** Start of INFORMATION PROVIDED **

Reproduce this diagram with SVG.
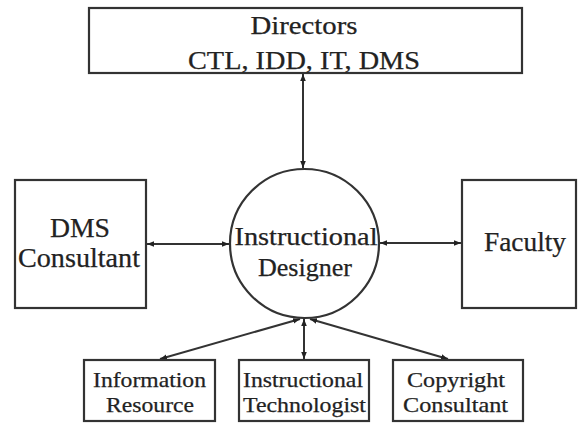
<svg xmlns="http://www.w3.org/2000/svg" width="578" height="424" viewBox="0 0 578 424">
<defs>
<marker id="ah" viewBox="0 0 10 10" refX="10" refY="5" markerWidth="7" markerHeight="7" markerUnits="userSpaceOnUse" orient="auto-start-reverse">
<path d="M0,1 L10,5 L0,9 Z" fill="#222"/>
</marker>
<style>
.box{fill:#fff;stroke:#333;stroke-width:2.2}
.t{font-family:'Liberation Serif',Tinos,'Times New Roman',serif;fill:#222;stroke:#222;stroke-width:0.25;text-anchor:middle}
.c{stroke:#333;stroke-width:2;fill:none;marker-start:url(#ah);marker-end:url(#ah)}
</style>
</defs>
<rect width="578" height="424" fill="#fff"/>
<g id="connectors">
<line class="c" x1="303" y1="74" x2="303" y2="168"/>
<line class="c" x1="147" y1="244" x2="229" y2="244"/>
<line class="c" x1="380" y1="243" x2="461" y2="243"/>
<line class="c" x1="300" y1="319" x2="160" y2="359"/>
<line class="c" x1="304" y1="319" x2="304" y2="359"/>
<line class="c" x1="310" y1="319" x2="448" y2="359"/>
</g>
<g id="directors">
<rect class="box" x="89" y="8" width="433" height="65"/>
<text class="t" x="304" y="34" font-size="25" textLength="107" lengthAdjust="spacingAndGlyphs">Directors</text>
<text class="t" x="304" y="69" font-size="25" textLength="232" lengthAdjust="spacingAndGlyphs">CTL, IDD, IT, DMS</text>
</g>
<g id="designer">
<circle cx="304.5" cy="243.5" r="74.5" fill="#fff" stroke="#333" stroke-width="2.2"/>
<text class="t" x="306" y="245" font-size="25" textLength="143" lengthAdjust="spacingAndGlyphs">Instructional</text>
<text class="t" x="305" y="276" font-size="25" textLength="94" lengthAdjust="spacingAndGlyphs">Designer</text>
</g>
<g id="dms">
<rect class="box" x="15" y="180" width="131" height="128"/>
<text class="t" x="80" y="237" font-size="27" textLength="60" lengthAdjust="spacingAndGlyphs">DMS</text>
<text class="t" x="79" y="267" font-size="27" textLength="122" lengthAdjust="spacingAndGlyphs">Consultant</text>
</g>
<g id="faculty">
<rect class="box" x="462" y="180" width="114" height="128"/>
<text class="t" x="525" y="251" font-size="27" textLength="82" lengthAdjust="spacingAndGlyphs">Faculty</text>
</g>
<g id="info">
<rect class="box" x="84" y="360" width="131" height="61"/>
<text class="t" x="149.5" y="387" font-size="22" textLength="113" lengthAdjust="spacingAndGlyphs">Information</text>
<text class="t" x="150" y="412" font-size="22" textLength="88" lengthAdjust="spacingAndGlyphs">Resource</text>
</g>
<g id="tech">
<rect class="box" x="239" y="360" width="130" height="61"/>
<text class="t" x="303" y="387" font-size="22" textLength="120" lengthAdjust="spacingAndGlyphs">Instructional</text>
<text class="t" x="304.5" y="412" font-size="22" textLength="123" lengthAdjust="spacingAndGlyphs">Technologist</text>
</g>
<g id="copyright">
<rect class="box" x="393" y="360" width="130" height="61"/>
<text class="t" x="456" y="387" font-size="22" textLength="98" lengthAdjust="spacingAndGlyphs">Copyright</text>
<text class="t" x="455.5" y="412" font-size="22" textLength="105" lengthAdjust="spacingAndGlyphs">Consultant</text>
</g>
</svg>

** End of INFORMATION PROVIDED **

## [WHAT YOU HAVE TO DO]
Ignore the images and quote every line of the listing exactly.

## [ANSWER TO THIS TASK]
Reproduce this diagram with SVG.
<svg xmlns="http://www.w3.org/2000/svg" width="578" height="424" viewBox="0 0 578 424">
<defs>
<marker id="ah" viewBox="0 0 10 10" refX="10" refY="5" markerWidth="7" markerHeight="7" markerUnits="userSpaceOnUse" orient="auto-start-reverse">
<path d="M0,1 L10,5 L0,9 Z" fill="#222"/>
</marker>
<style>
.box{fill:#fff;stroke:#333;stroke-width:2.2}
.t{font-family:'Liberation Serif',Tinos,'Times New Roman',serif;fill:#222;stroke:#222;stroke-width:0.25;text-anchor:middle}
.c{stroke:#333;stroke-width:2;fill:none;marker-start:url(#ah);marker-end:url(#ah)}
</style>
</defs>
<rect width="578" height="424" fill="#fff"/>
<g id="connectors">
<line class="c" x1="303" y1="74" x2="303" y2="168"/>
<line class="c" x1="147" y1="244" x2="229" y2="244"/>
<line class="c" x1="380" y1="243" x2="461" y2="243"/>
<line class="c" x1="300" y1="319" x2="160" y2="359"/>
<line class="c" x1="304" y1="319" x2="304" y2="359"/>
<line class="c" x1="310" y1="319" x2="448" y2="359"/>
</g>
<g id="directors">
<rect class="box" x="89" y="8" width="433" height="65"/>
<text class="t" x="304" y="34" font-size="25" textLength="107" lengthAdjust="spacingAndGlyphs">Directors</text>
<text class="t" x="304" y="69" font-size="25" textLength="232" lengthAdjust="spacingAndGlyphs">CTL, IDD, IT, DMS</text>
</g>
<g id="designer">
<circle cx="304.5" cy="243.5" r="74.5" fill="#fff" stroke="#333" stroke-width="2.2"/>
<text class="t" x="306" y="245" font-size="25" textLength="143" lengthAdjust="spacingAndGlyphs">Instructional</text>
<text class="t" x="305" y="276" font-size="25" textLength="94" lengthAdjust="spacingAndGlyphs">Designer</text>
</g>
<g id="dms">
<rect class="box" x="15" y="180" width="131" height="128"/>
<text class="t" x="80" y="237" font-size="27" textLength="60" lengthAdjust="spacingAndGlyphs">DMS</text>
<text class="t" x="79" y="267" font-size="27" textLength="122" lengthAdjust="spacingAndGlyphs">Consultant</text>
</g>
<g id="faculty">
<rect class="box" x="462" y="180" width="114" height="128"/>
<text class="t" x="525" y="251" font-size="27" textLength="82" lengthAdjust="spacingAndGlyphs">Faculty</text>
</g>
<g id="info">
<rect class="box" x="84" y="360" width="131" height="61"/>
<text class="t" x="149.5" y="387" font-size="22" textLength="113" lengthAdjust="spacingAndGlyphs">Information</text>
<text class="t" x="150" y="412" font-size="22" textLength="88" lengthAdjust="spacingAndGlyphs">Resource</text>
</g>
<g id="tech">
<rect class="box" x="239" y="360" width="130" height="61"/>
<text class="t" x="303" y="387" font-size="22" textLength="120" lengthAdjust="spacingAndGlyphs">Instructional</text>
<text class="t" x="304.5" y="412" font-size="22" textLength="123" lengthAdjust="spacingAndGlyphs">Technologist</text>
</g>
<g id="copyright">
<rect class="box" x="393" y="360" width="130" height="61"/>
<text class="t" x="456" y="387" font-size="22" textLength="98" lengthAdjust="spacingAndGlyphs">Copyright</text>
<text class="t" x="455.5" y="412" font-size="22" textLength="105" lengthAdjust="spacingAndGlyphs">Consultant</text>
</g>
</svg>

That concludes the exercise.